Comvita has been fighting an intellectual property infringement battled against Brightwake, which markets a honey-based wound care product in the U.K. that the company says violates a well-established patent granted in the U.K., U.S., New Zealand and Australia. Comvita has spent $2 million so far defending the patent.
Wrightson, the rural services group, rose 6.8% to 47 cents, recouping some of the ground it lost last week when it revised its earnings forecast downwards. Full year net profit is expected to come in between $15 million and $18 million, compared with $23 million earned previously.
Fletcher Building Ltd., the country's biggest construction company, was unchanged at $7.73 after takeover target Crane Group urged shareholders to reject the company's hostile bid, saying the offer was “inadequate and undervalues the company.” Fletcher has offer A$9.35 a share offer made up of A$3.43 cash and one Fletcher share.
Separately, Fletcher announced reached an out-of-court settlement with Cerberus Capital Management LP over $50 million of milestone payments stemming from the 2007 purchase of the Formica laminated board business.
Michael Hill international Ltd., the jewellery manufacturer and wholesaler, rose 2.4% to 87 cents after family of the company's founder renewed its attempt to take control of the chain, offering a 6% premium to take its holding to 50.2% from 47.6%.

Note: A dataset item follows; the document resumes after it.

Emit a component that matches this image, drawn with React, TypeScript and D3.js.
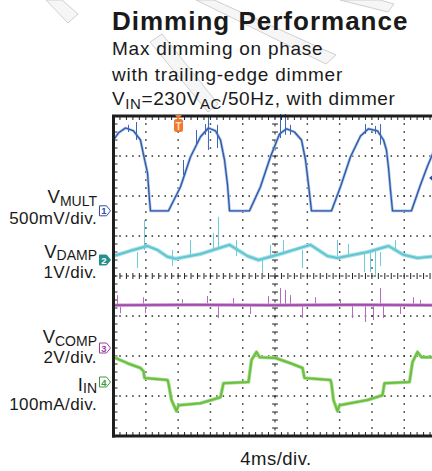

Durante Holdings, an Australian incorporated company set up to acquire the shares of the Hill family's trusts, plans to offer 90 cents a share for 5% of Michael Hill.
"If too many shareholders look to accept there will be heavy scaling which is why price hasn't reach the offer," Williamson said. "Overall this shows the level of confidence the family has in the company."
Air New Zealand Ltd. rose 1.4% to $1.49 after the national carrier reported an 11% gain in passenger volumes last month from a year earlier, suggesting demand is returning to levels before the global financial crisis.
Metlifecare was unchanged at $2.25 after the company agreed to sell its Merivale Retirement Village in Christchurch to a group of private South Island investors for $26 million, using the proceeds to repay debt.
The sale will leave the company with just one South Island retirement village, Oakwoods, in the Nelson suburb of Richmond.